Investors in the Anglo Irish European Geared Property Fund have been asked by the firm to come forward to provide information on its workings. The law firm, LKG Solicitors, already represents some of the clients in this fund.
According to its latest investor update, the fund has fallen by 97pc since a December 2009 valuation.
A large number of the properties in the fund are co-owned with joint venture partners, many of whom are well-known Anglo developer clients.
Some €172m was raised for the fund, with Anglo customers told that the vehicle was a chance for them to avail of Anglo's "expertise" in sourcing and managing geared property investments.
LKG Solicitors is also seeking fresh information about another fund, the Select Geared Property Fund, which unsuccessfully tried to raise €255m just before the property crash.
The firm wants to know why one property that was scheduled to go into the Select fund was later put into the European fund.
"LKG Solicitors represent clients who have concerns regarding Anglo's management of the European Geared Property Fund and the properties acquired by the fund. There are also concerns relating to a property originally proposed for the Select Geared Property Fund but bought by the European Geared Property Fund some time later,'' states an advertisement placed in today's newspaper by the firm.
Anglo has strongly refuted suggestions of any impropriety.
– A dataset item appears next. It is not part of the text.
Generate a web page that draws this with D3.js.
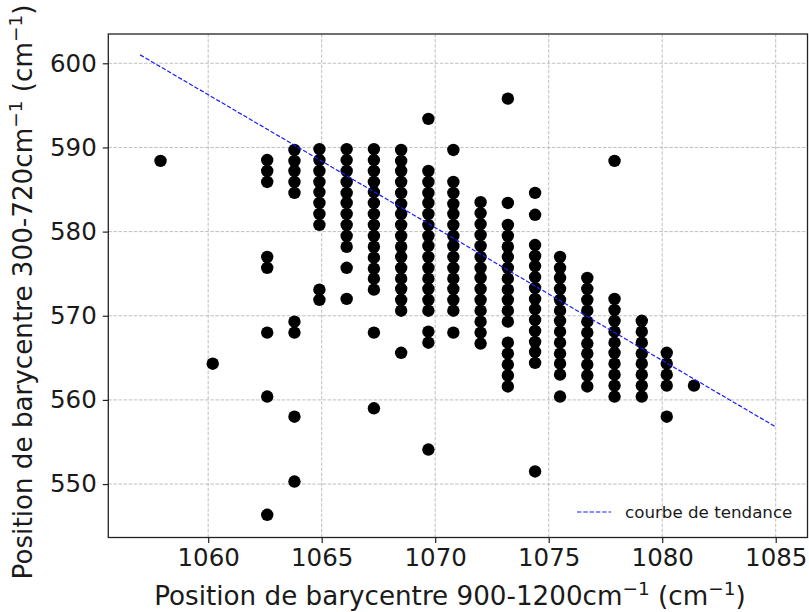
<!DOCTYPE html>
<html>
<head>
<meta charset="utf-8">
<script src="https://cdn.jsdelivr.net/npm/d3@7"></script>
<style>
  html, body { margin: 0; padding: 0; background: #fff; }
  svg text { font-family: "DejaVu Sans", sans-serif; fill: #1a1a1a; }
</style>
</head>
<body>
<svg id="chart" width="809" height="612"></svg>
<script>
// ---- data ----
const columnX = [1057.9, 1060.2, 1062.6, 1063.8, 1064.9, 1066.1, 1067.3, 1068.5, 1069.7, 1070.8,
                 1072.0, 1073.2, 1074.4, 1075.5, 1076.7, 1077.9, 1079.1, 1080.2, 1081.4];
const columnY = [
  [588.4],
  [564.3],
  [588.5, 587.2, 585.9, 577.0, 575.7, 568.0, 560.4, 546.35],
  [589.7, 588.4, 587.2, 585.9, 584.6, 569.3, 568.0, 558.0, 550.3],
  [589.8, 588.5, 587.2, 585.9, 584.7, 583.4, 582.1, 580.8, 573.1, 571.9],
  [589.8, 588.5, 587.2, 585.9, 584.6, 583.4, 582.1, 580.8, 579.5, 578.2, 575.7, 572.0],
  [589.8, 588.5, 587.2, 585.9, 584.7, 583.4, 582.1, 580.8, 579.5, 578.2, 576.9, 575.6, 574.4, 573.1, 568.0, 559.0],
  [589.7, 588.4, 587.2, 585.9, 584.6, 583.3, 582.1, 580.8, 579.5, 578.2, 577.0, 575.7, 574.4, 573.2, 571.9, 570.6, 565.6],
  [593.4, 587.2, 585.9, 584.6, 583.4, 582.1, 580.8, 579.5, 578.3, 577.0, 575.7, 574.4, 573.2, 571.9, 570.6, 568.1, 566.8, 554.1],
  [589.7, 585.9, 584.6, 583.3, 582.1, 580.8, 579.5, 578.3, 577.0, 575.7, 574.4, 573.2, 571.9, 570.6, 568.0],
  [583.5, 582.2, 580.9, 579.6, 578.3, 577.0, 575.7, 574.5, 573.2, 571.9, 570.6, 569.3, 568.0, 566.7],
  [595.8, 583.4, 580.8, 579.5, 578.2, 577.0, 575.7, 574.4, 573.1, 571.9, 570.6, 569.3, 566.8, 565.5, 564.2, 562.9, 561.6],
  [584.6, 582.0, 578.4, 577.1, 575.9, 574.6, 573.3, 572.0, 570.8, 569.5, 568.2, 566.9, 565.7, 564.4, 551.5],
  [577.0, 575.7, 574.5, 573.2, 571.9, 570.6, 569.4, 568.1, 566.8, 565.5, 564.3, 563.0, 560.4],
  [574.5, 573.2, 571.9, 570.6, 569.3, 568.0, 566.7, 565.5, 564.2, 562.9, 561.6],
  [588.4, 572.0, 570.7, 569.4, 568.1, 566.8, 565.6, 564.3, 563.0, 561.7, 560.4],
  [569.4, 568.1, 566.8, 565.5, 564.3, 563.0, 561.7, 560.4],
  [565.6, 564.3, 563.0, 561.7, 558.0],
  [561.7]
];
const trendX = [1057, 1085];
const trendY = [601.0, 556.8];
const xTicks = [1060, 1065, 1070, 1075, 1080, 1085];
const yTicks = [550, 560, 570, 580, 590, 600];
const legendLabel = "courbe de tendance";
const xLabelParts = ["Position de barycentre 900-1200cm", "\u22121", " (cm", "\u22121", ")"];
const yLabelParts = ["Position de barycentre 300-720cm", "\u22121", " (cm", "\u22121", ")"];

// ---- layout ----
const L = 108.3, R = 807.5, T = 34, B = 537.5;
const svg = d3.select("#chart");
svg.append("rect").attr("width", 809).attr("height", 612).attr("fill", "#fff");

const x = d3.scaleLinear().domain([1055.6, 1086.4]).range([L, R]);
const y = d3.scaleLinear().domain([543.65, 603.48]).range([B, T]);

// grid
const grid = svg.append("g");
grid.selectAll("line.gx").data(xTicks).enter().append("line")
  .attr("x1", d => x(d)).attr("x2", d => x(d)).attr("y1", T).attr("y2", B)
  .attr("stroke", "#b8b8b8").attr("stroke-width", 0.9).attr("stroke-dasharray", "3.5,1.6");
grid.selectAll("line.gy").data(yTicks).enter().append("line")
  .attr("y1", d => y(d)).attr("y2", d => y(d)).attr("x1", L).attr("x2", R)
  .attr("stroke", "#b8b8b8").attr("stroke-width", 0.9).attr("stroke-dasharray", "3.5,1.6");

// points
const points = [];
columnX.forEach((cx, i) => columnY[i].forEach(v => points.push([cx, v])));
svg.append("g").selectAll("circle").data(points).enter().append("circle")
  .attr("cx", d => x(d[0])).attr("cy", d => y(d[1])).attr("r", 6.2).attr("fill", "#000");

// trend line
const line = d3.line().x(d => x(d[0])).y(d => y(d[1]));
svg.append("path").datum(trendX.map((v, i) => [v, trendY[i]]))
  .attr("d", line).attr("fill", "none").attr("stroke", "#1a1aff")
  .attr("stroke-width", 1.2).attr("stroke-dasharray", "4.4,1.9");

// axes
const xAxis = d3.axisBottom(x).tickValues(xTicks).tickSize(5.5).tickPadding(6).tickFormat(d3.format("d"));
const yAxis = d3.axisLeft(y).tickValues(yTicks).tickSize(5.5).tickPadding(6).tickFormat(d3.format("d"));
const gx = svg.append("g").attr("transform", `translate(0,${B})`).call(xAxis);
const gy = svg.append("g").attr("transform", `translate(${L},0)`).call(yAxis);
[gx, gy].forEach(g => {
  g.select(".domain").remove();
  g.selectAll(".tick line").attr("stroke", "#222").attr("stroke-width", 1.2);
  g.selectAll(".tick text").attr("font-size", 24.5).attr("font-family", "DejaVu Sans").attr("fill", "#1a1a1a");
});

// frame
svg.append("rect").attr("x", L).attr("y", T).attr("width", R - L).attr("height", B - T)
  .attr("fill", "none").attr("stroke", "#222").attr("stroke-width", 1.3);

// axis labels with superscripts
const FS = 26.2, SFS = 18.5, SH = 10.5;
function labelWithSup(t, parts) {
  parts.forEach((p, i) => {
    const ts = t.append("tspan").text(p);
    if (i % 2 === 1) ts.attr("font-size", SFS).attr("dy", -SH);
    else if (i > 0) ts.attr("dy", SH);
  });
}
const xl = svg.append("text").attr("x", 450).attr("y", 605)
  .attr("text-anchor", "middle").attr("font-size", FS);
labelWithSup(xl, xLabelParts);

const yl = svg.append("text").attr("transform", `translate(32,292) rotate(-90)`)
  .attr("text-anchor", "middle").attr("font-size", FS);
labelWithSup(yl, yLabelParts);

// legend
svg.append("line").attr("x1", 577).attr("x2", 611).attr("y1", 512).attr("y2", 512)
  .attr("stroke", "#1a1aff").attr("stroke-width", 1.2).attr("stroke-dasharray", "4.4,1.9");
svg.append("text").attr("x", 625).attr("y", 517.5).attr("font-size", 16.7).text(legendLabel);
</script>
</body>
</html>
In a statement, it said: "Both the Select Geared Property Fund and the European Geared Property Fund were marketed in a fully transparent way. Anglo's roles were fully disclosed in all promotional materials which were provided to all potential investors.
"All investors have had and continue to have the right to come into the bank and review documentation related to the funds."
LKG is also investigating the provision of investment/financial advice and loans by Anglo's wealth management unit in relation to the two funds. Whether the funds complied with prospectus laws is also being examined.
The action by the firm and its clients is just the latest example of Anglo having to defend its previous lending decisions. Anglo now has one of the largest annual legal bills of any bank as it defends suits in Ireland and the US.
A group of Irish investors is already suing the bank over two hotel deals it did with private clients at the height of the boom in New York.
It was also revealed last week that David Drumm, the ex-chief executive of the bank, is being pursued by a group of investors in a separate action.